Five Days of Rain and Wrong Turns

A small motorbike, a failing paper map, and enough wet mountain bends to make every dry arrival feel like a victory.

Mountain roads3 min read

01

The optimistic packing list

We packed for sun because the weather app showed five yellow circles. By the first mountain pass, rain had soaked through the gloves, found the opening in every dry bag, and turned the paper map into something with the structural integrity of soup. The road climbed into cloud and our ambitious first-day distance quietly became irrelevant.

Neither bike was powerful. That became an advantage. We could hear changes in the engines, stop almost anywhere, and pick them up when wet gravel made fools of us. We rode slowly, leaving space before blind bends where trucks crossed the centre line and dogs slept on the warmest strip of asphalt.

02

The road that was not a road

A faded sign pointed toward the village where we had booked a room. The track began as broken concrete, became red clay, and ended at a stream swollen across the crossing. On the other bank, a farmer watched us consider it. He shook his head once. That was enough local information to outweigh every route line on our phones.

Turning around cost three hours. It also gave us a roadside shelter, coffee boiled in a dented pot, and a conversation conducted mostly through gestures with the family who owned it. They drew a different route on the back of a cardboard box. We followed that map for the next two days.

A good road trip is measured in the plans you had to abandon.

03

The puncture

The rear tyre went soft far from the nearest town. We had levers, patches, and confidence unsupported by experience. After forty minutes we had made the puncture worse. A mechanic arrived on a scooter carrying a child, a hand pump, and fewer tools than we had. He fixed it in twelve minutes.

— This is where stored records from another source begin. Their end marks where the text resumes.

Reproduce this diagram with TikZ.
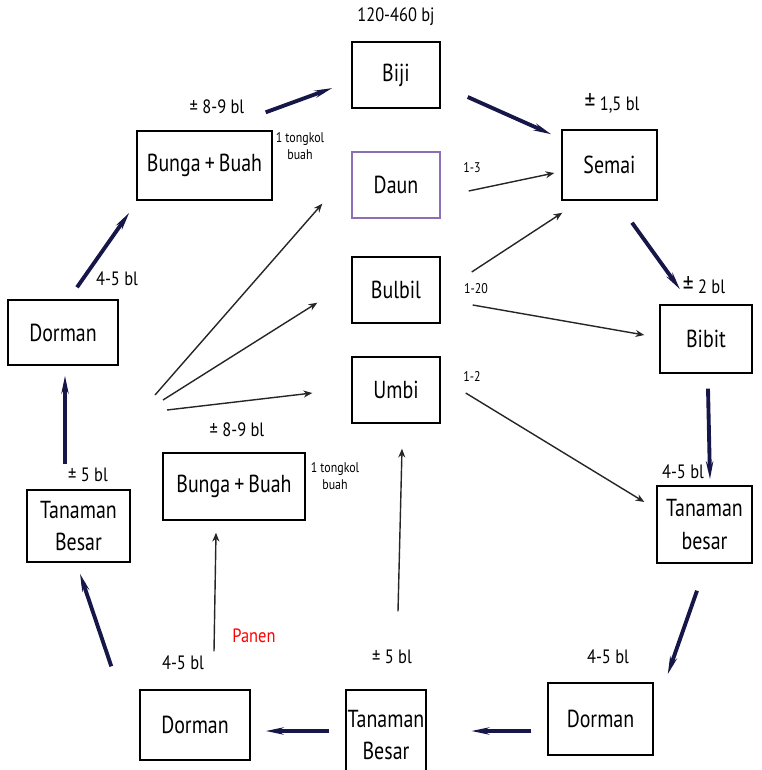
\documentclass[tikz,border=0pt]{standalone}
\usepackage{fontspec}
\newfontfamily\diagfont{PT Sans}[FakeStretch=0.85]
\newfontfamily\boxfont{PT Sans}[FakeStretch=0.81]
\usetikzlibrary{positioning,calc,arrows.meta}
\definecolor{navy}{RGB}{22,22,72}
\definecolor{daunline}{RGB}{140,110,180}
\tikzset{
  box/.style={draw, line width=0.8pt, align=center, inner sep=1pt,
    font=\boxfont\fontsize{14}{18.5}\selectfont},
  lbl/.style={font=\diagfont\fontsize{11}{13}\selectfont},
  smalllbl/.style={font=\diagfont\fontsize{8}{10}\selectfont, align=center},
  life/.style={-{Stealth[length=10pt,width=4pt]}, line width=2.2pt, draw=navy},
  yield/.style={-{Stealth[length=5pt,width=4pt]}, line width=0.8pt, draw=black!85},
}
\begin{document}
\begin{tikzpicture}[x=0.02cm, y=-0.02cm]
  \useasboundingbox (0,0) rectangle (761,770);

  % propagules in the middle
  \node[box, minimum width=1.76cm, minimum height=1.32cm] (biji) at (396,75) {Biji};
  \node[box, draw=daunline, minimum width=1.76cm, minimum height=1.32cm] (daun) at (396,185) {Daun};
  \node[box, minimum width=1.76cm, minimum height=1.32cm] (bulbil) at (396,290) {Bulbil};
  \node[box, minimum width=1.76cm, minimum height=1.32cm] (umbi) at (396,390) {Umbi};

  % outer cycle
  \node[box, minimum width=1.9cm, minimum height=1.4cm] (semai) at (609.5,165) {Semai};
  \node[box, minimum width=1.84cm, minimum height=1.36cm] (bibit) at (706,339) {Bibit};
  \node[box, minimum width=1.9cm, minimum height=1.54cm] (tbright) at (704.5,524.5) {Tanaman\\besar};
  \node[box, minimum width=2.1cm, minimum height=1.44cm] (dormright) at (600.5,719) {Dorman};
  \node[box, minimum width=1.58cm, minimum height=1.8cm] (tbbottom) at (386,735) {Tanaman\\Besar};
  \node[box, minimum width=2.2cm, minimum height=1.4cm] (dormleft) at (195,725) {Dorman};
  \node[box, minimum width=2.06cm, minimum height=1.44cm] (tbleft) at (78.5,526) {Tanaman\\Besar};
  \node[box, minimum width=2.2cm, minimum height=1.3cm] (dormup) at (63,332.5) {Dorman};
  \node[box, minimum width=2.7cm, minimum height=1.38cm] (bungaup) at (204.5,165.5) {Bunga\,+\,Buah};
  \node[box, minimum width=2.84cm, minimum height=1.34cm] (bungalow) at (234,486.5) {Bunga\,+\,Buah};

  % durations and counts
  \node[lbl] (tbiji) at (396,17) {120-460 bj};
  \node[lbl] (tbungaup) at (217,107) {± 8-9 bl};
  \node[smalllbl] (ttongkolup) at (300,146) {1 tongkol\\buah};
  \node[lbl] (tsemai) at (612,103) {{\Large ±} 1,5 bl};
  \node[smalllbl] (tdaun) at (472,168) {1-3};
  \node[smalllbl] (tbulbil) at (476,289) {1-20};
  \node[lbl] (tbibit) at (704,285) {{\Large ±} 2 bl};
  \node[smalllbl] (tumbi) at (472,376) {1-2};
  \node[lbl] (ttbright) at (683,472) {4-5 bl};
  \node[lbl] (tdormright) at (608,657) {4-5 bl};
  \node[lbl] (ttbbottom) at (392,657) {± 5 bl};
  \node[lbl] (tdormleft) at (183,663) {4-5 bl};
  \node[lbl, text=red] (tpanen) at (254,636) {Panen};
  \node[lbl] (tbungalow) at (237,430) {± 8-9 bl};
  \node[smalllbl] (ttongkollow) at (335,476) {1 tongkol\\buah};
  \node[lbl] (ttbleft) at (88,475) {± 5 bl};
  \node[lbl] (tdormup) at (117,279) {4-5 bl};

  % main life cycle
  \draw[life] ($(bungaup.north east)+(-7,-18)$) -- ($(biji.west)+(-19,13)$);
  \draw[life] ($(biji.east)+(27,22)$) -- ($(semai.north west)+(-10,5)$);
  \draw[life] ($(semai.south)+(22.5,22)$) -- ($(bibit.north)+(-26,-15)$);
  \draw[life] ($(bibit.south)+(2,15)$) -- ($(tbright.north)+(5.5,-6)$);
  \draw[life] ($(tbright.south)+(-7.5,27)$) -- ($(dormright.north east)+(14,-8)$);
  \draw[life] ($(dormright.west)+(-16,12)$) -- ($(tbbottom.east)+(44.5,-4)$);
  \draw[life] ($(tbbottom.west)+(-16.5,-4)$) -- ($(dormleft.east)+(15,6)$);
  \draw[life] ($(dormleft.north west)+(-28,-23)$) -- ($(tbleft.south)+(1.5,11)$);
  \draw[life] ($(tbleft.north)+(-13.5,-25)$) -- ($(dormup.south)+(2,10)$);
  \draw[life] ($(dormup.north)+(14,-12)$) -- ($(bungaup.south west)+(-7,12)$);

  % vegetative offspring
  \draw[yield] ($(daun.east)+(28,6)$) -- ($(semai.west)+(-7,8)$);
  \draw[yield] ($(bulbil.east)+(31,-18)$) -- ($(semai.south west)+(1,12)$);
  \draw[yield] ($(bulbil.east)+(32,15)$) -- ($(bibit.west)+(-15,-4)$);
  \draw[yield] ($(umbi.east)+(25,3)$) -- ($(tbright.west)+(-12,-22.5)$);
  \coordinate (fan) at (160,400);
  \draw[yield] ($(fan)+(-5,-5)$) -- ($(daun.south west)+(-29,-15)$);
  \draw[yield] ($(fan)+(3,0)$) -- ($(bulbil.south west)+(-34,-21)$);
  \draw[yield] ($(fan)+(7,10)$) -- ($(umbi.west)+(-39,3)$);
  \draw[yield] ($(tbbottom.north)+(12,-78)$) -- ($(umbi.south)+(6,25)$);
  \draw[yield] ($(dormleft.north)+(19,-38)$) -- ($(bungalow.south)+(-18,12)$);
\end{tikzpicture}
\end{document}
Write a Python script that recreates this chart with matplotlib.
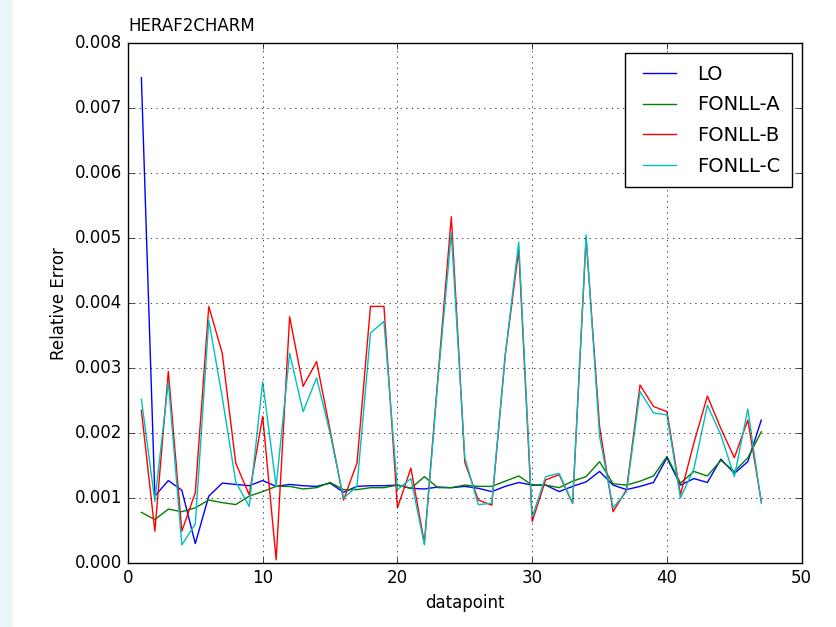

He refused the amount of money we offered and accepted enough for fuel. His daughter inspected our luggage and laughed at the socks tied to the outside to dry. We rode away humbled, which is one of the road’s recurring services.

04

Arrival without triumph

On the fifth afternoon, the rain stopped. Steam lifted from the forest and late light touched the limestone ridges. We had imagined this moment as a finish line. Instead we pulled over quietly, killed the engines, and listened to water ticking from the leaves.

The loop did not feel important because of the distance. It felt important because each day required adjustment: slower riding, different roads, asking strangers, giving up on dry clothes, accepting help. Travel becomes adventure when control ends but responsibility does not. We had not conquered the route. We had learned to cooperate with it.